## PROBLEM DETAILS
Write the data below out exactly as it stands. Do not include the pictures.

-- START OF DATA PROVIDED --

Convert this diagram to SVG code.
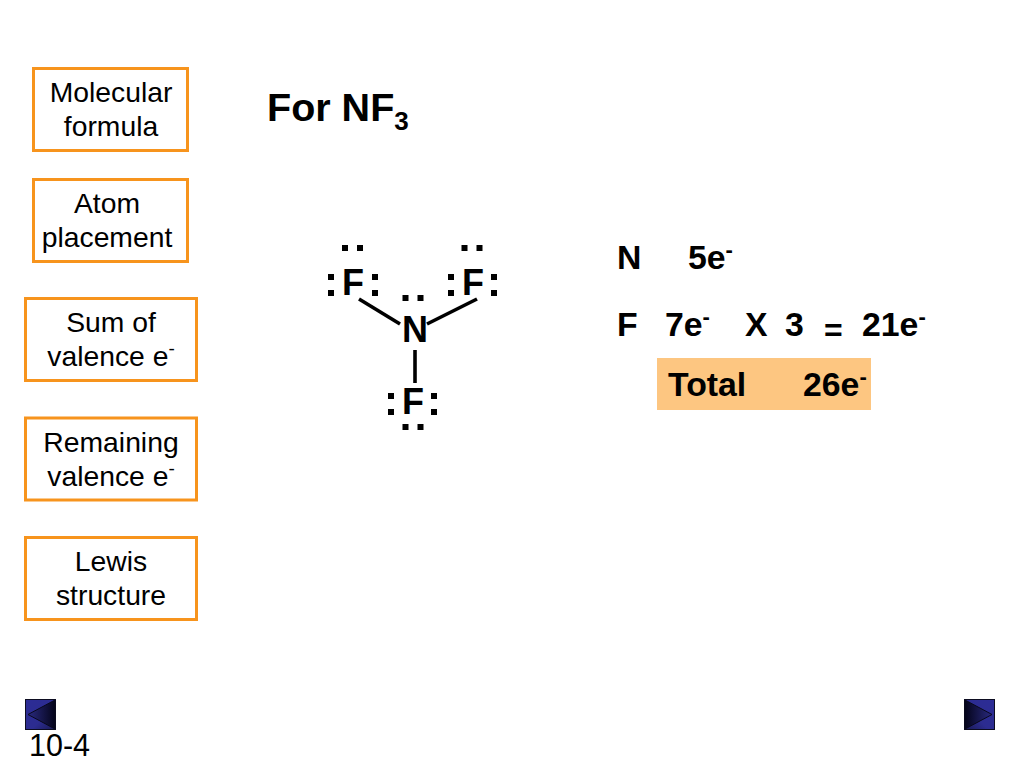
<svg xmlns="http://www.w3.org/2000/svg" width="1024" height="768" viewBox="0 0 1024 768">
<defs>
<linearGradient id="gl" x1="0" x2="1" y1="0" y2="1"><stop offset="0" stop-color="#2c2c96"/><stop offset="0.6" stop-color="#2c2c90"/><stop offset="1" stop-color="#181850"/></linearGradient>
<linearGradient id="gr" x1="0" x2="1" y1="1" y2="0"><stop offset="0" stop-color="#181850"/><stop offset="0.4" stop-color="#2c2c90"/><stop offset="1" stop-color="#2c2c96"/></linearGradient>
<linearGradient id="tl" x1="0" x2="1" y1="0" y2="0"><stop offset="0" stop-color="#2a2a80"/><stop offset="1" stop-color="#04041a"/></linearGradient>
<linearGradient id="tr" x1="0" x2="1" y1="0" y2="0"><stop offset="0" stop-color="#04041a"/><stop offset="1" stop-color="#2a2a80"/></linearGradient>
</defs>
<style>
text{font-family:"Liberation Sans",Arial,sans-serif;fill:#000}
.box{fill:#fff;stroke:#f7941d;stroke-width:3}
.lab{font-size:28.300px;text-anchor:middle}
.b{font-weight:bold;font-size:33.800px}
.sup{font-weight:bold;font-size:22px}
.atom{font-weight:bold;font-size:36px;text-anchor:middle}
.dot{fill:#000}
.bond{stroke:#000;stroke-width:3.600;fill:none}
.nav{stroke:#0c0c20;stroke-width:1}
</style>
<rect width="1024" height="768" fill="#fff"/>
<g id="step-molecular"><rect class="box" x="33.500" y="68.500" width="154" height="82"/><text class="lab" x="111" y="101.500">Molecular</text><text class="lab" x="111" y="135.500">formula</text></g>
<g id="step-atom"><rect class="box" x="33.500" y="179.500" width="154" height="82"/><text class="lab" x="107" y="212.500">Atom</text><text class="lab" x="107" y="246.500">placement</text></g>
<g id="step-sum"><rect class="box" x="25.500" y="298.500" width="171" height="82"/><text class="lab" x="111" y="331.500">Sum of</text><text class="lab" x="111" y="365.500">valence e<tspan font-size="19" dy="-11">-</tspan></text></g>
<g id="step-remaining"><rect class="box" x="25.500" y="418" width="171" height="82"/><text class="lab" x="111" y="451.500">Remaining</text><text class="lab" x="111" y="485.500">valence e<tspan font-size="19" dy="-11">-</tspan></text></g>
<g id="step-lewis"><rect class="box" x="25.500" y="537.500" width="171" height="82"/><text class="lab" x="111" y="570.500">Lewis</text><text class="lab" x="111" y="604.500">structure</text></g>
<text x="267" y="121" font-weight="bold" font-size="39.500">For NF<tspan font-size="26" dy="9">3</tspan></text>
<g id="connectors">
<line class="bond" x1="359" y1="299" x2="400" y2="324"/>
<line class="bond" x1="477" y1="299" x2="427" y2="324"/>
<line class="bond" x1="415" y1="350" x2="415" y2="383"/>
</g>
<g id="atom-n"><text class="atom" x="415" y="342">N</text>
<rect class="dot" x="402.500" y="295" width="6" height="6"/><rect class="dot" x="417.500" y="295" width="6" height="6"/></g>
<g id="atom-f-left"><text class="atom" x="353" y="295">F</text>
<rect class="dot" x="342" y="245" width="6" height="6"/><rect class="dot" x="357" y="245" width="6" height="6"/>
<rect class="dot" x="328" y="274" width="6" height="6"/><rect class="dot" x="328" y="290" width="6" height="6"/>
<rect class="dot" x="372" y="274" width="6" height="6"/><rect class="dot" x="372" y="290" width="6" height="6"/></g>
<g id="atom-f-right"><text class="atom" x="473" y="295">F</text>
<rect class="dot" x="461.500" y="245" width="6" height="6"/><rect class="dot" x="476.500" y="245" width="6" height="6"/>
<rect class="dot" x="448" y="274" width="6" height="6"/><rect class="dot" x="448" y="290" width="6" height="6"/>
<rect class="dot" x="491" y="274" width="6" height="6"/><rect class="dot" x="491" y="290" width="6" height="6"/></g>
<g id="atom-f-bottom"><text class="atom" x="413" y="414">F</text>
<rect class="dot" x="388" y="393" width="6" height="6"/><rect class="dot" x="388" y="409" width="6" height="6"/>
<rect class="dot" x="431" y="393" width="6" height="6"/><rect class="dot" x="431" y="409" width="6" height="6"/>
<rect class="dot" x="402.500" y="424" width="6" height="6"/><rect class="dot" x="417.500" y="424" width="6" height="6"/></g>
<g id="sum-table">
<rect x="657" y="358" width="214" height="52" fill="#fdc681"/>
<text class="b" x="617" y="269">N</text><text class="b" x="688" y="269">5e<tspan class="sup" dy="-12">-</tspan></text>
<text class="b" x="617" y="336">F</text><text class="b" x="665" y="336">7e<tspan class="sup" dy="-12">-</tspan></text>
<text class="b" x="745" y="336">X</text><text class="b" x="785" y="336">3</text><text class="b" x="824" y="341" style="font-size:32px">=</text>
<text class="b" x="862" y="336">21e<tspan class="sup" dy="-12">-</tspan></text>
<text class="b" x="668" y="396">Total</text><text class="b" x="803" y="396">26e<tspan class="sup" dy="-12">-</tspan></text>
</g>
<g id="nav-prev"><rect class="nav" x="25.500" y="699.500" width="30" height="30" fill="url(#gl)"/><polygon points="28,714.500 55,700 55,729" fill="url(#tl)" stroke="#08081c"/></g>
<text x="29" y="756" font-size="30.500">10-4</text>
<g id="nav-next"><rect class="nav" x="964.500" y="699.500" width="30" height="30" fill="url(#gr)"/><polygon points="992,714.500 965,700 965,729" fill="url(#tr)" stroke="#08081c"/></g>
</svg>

-- END OF DATA PROVIDED --

## RESPONSE TO THIS EXERCISE
Convert this diagram to SVG code.
<svg xmlns="http://www.w3.org/2000/svg" width="1024" height="768" viewBox="0 0 1024 768">
<defs>
<linearGradient id="gl" x1="0" x2="1" y1="0" y2="1"><stop offset="0" stop-color="#2c2c96"/><stop offset="0.6" stop-color="#2c2c90"/><stop offset="1" stop-color="#181850"/></linearGradient>
<linearGradient id="gr" x1="0" x2="1" y1="1" y2="0"><stop offset="0" stop-color="#181850"/><stop offset="0.4" stop-color="#2c2c90"/><stop offset="1" stop-color="#2c2c96"/></linearGradient>
<linearGradient id="tl" x1="0" x2="1" y1="0" y2="0"><stop offset="0" stop-color="#2a2a80"/><stop offset="1" stop-color="#04041a"/></linearGradient>
<linearGradient id="tr" x1="0" x2="1" y1="0" y2="0"><stop offset="0" stop-color="#04041a"/><stop offset="1" stop-color="#2a2a80"/></linearGradient>
</defs>
<style>
text{font-family:"Liberation Sans",Arial,sans-serif;fill:#000}
.box{fill:#fff;stroke:#f7941d;stroke-width:3}
.lab{font-size:28.300px;text-anchor:middle}
.b{font-weight:bold;font-size:33.800px}
.sup{font-weight:bold;font-size:22px}
.atom{font-weight:bold;font-size:36px;text-anchor:middle}
.dot{fill:#000}
.bond{stroke:#000;stroke-width:3.600;fill:none}
.nav{stroke:#0c0c20;stroke-width:1}
</style>
<rect width="1024" height="768" fill="#fff"/>
<g id="step-molecular"><rect class="box" x="33.500" y="68.500" width="154" height="82"/><text class="lab" x="111" y="101.500">Molecular</text><text class="lab" x="111" y="135.500">formula</text></g>
<g id="step-atom"><rect class="box" x="33.500" y="179.500" width="154" height="82"/><text class="lab" x="107" y="212.500">Atom</text><text class="lab" x="107" y="246.500">placement</text></g>
<g id="step-sum"><rect class="box" x="25.500" y="298.500" width="171" height="82"/><text class="lab" x="111" y="331.500">Sum of</text><text class="lab" x="111" y="365.500">valence e<tspan font-size="19" dy="-11">-</tspan></text></g>
<g id="step-remaining"><rect class="box" x="25.500" y="418" width="171" height="82"/><text class="lab" x="111" y="451.500">Remaining</text><text class="lab" x="111" y="485.500">valence e<tspan font-size="19" dy="-11">-</tspan></text></g>
<g id="step-lewis"><rect class="box" x="25.500" y="537.500" width="171" height="82"/><text class="lab" x="111" y="570.500">Lewis</text><text class="lab" x="111" y="604.500">structure</text></g>
<text x="267" y="121" font-weight="bold" font-size="39.500">For NF<tspan font-size="26" dy="9">3</tspan></text>
<g id="connectors">
<line class="bond" x1="359" y1="299" x2="400" y2="324"/>
<line class="bond" x1="477" y1="299" x2="427" y2="324"/>
<line class="bond" x1="415" y1="350" x2="415" y2="383"/>
</g>
<g id="atom-n"><text class="atom" x="415" y="342">N</text>
<rect class="dot" x="402.500" y="295" width="6" height="6"/><rect class="dot" x="417.500" y="295" width="6" height="6"/></g>
<g id="atom-f-left"><text class="atom" x="353" y="295">F</text>
<rect class="dot" x="342" y="245" width="6" height="6"/><rect class="dot" x="357" y="245" width="6" height="6"/>
<rect class="dot" x="328" y="274" width="6" height="6"/><rect class="dot" x="328" y="290" width="6" height="6"/>
<rect class="dot" x="372" y="274" width="6" height="6"/><rect class="dot" x="372" y="290" width="6" height="6"/></g>
<g id="atom-f-right"><text class="atom" x="473" y="295">F</text>
<rect class="dot" x="461.500" y="245" width="6" height="6"/><rect class="dot" x="476.500" y="245" width="6" height="6"/>
<rect class="dot" x="448" y="274" width="6" height="6"/><rect class="dot" x="448" y="290" width="6" height="6"/>
<rect class="dot" x="491" y="274" width="6" height="6"/><rect class="dot" x="491" y="290" width="6" height="6"/></g>
<g id="atom-f-bottom"><text class="atom" x="413" y="414">F</text>
<rect class="dot" x="388" y="393" width="6" height="6"/><rect class="dot" x="388" y="409" width="6" height="6"/>
<rect class="dot" x="431" y="393" width="6" height="6"/><rect class="dot" x="431" y="409" width="6" height="6"/>
<rect class="dot" x="402.500" y="424" width="6" height="6"/><rect class="dot" x="417.500" y="424" width="6" height="6"/></g>
<g id="sum-table">
<rect x="657" y="358" width="214" height="52" fill="#fdc681"/>
<text class="b" x="617" y="269">N</text><text class="b" x="688" y="269">5e<tspan class="sup" dy="-12">-</tspan></text>
<text class="b" x="617" y="336">F</text><text class="b" x="665" y="336">7e<tspan class="sup" dy="-12">-</tspan></text>
<text class="b" x="745" y="336">X</text><text class="b" x="785" y="336">3</text><text class="b" x="824" y="341" style="font-size:32px">=</text>
<text class="b" x="862" y="336">21e<tspan class="sup" dy="-12">-</tspan></text>
<text class="b" x="668" y="396">Total</text><text class="b" x="803" y="396">26e<tspan class="sup" dy="-12">-</tspan></text>
</g>
<g id="nav-prev"><rect class="nav" x="25.500" y="699.500" width="30" height="30" fill="url(#gl)"/><polygon points="28,714.500 55,700 55,729" fill="url(#tl)" stroke="#08081c"/></g>
<text x="29" y="756" font-size="30.500">10-4</text>
<g id="nav-next"><rect class="nav" x="964.500" y="699.500" width="30" height="30" fill="url(#gr)"/><polygon points="992,714.500 965,700 965,729" fill="url(#tr)" stroke="#08081c"/></g>
</svg>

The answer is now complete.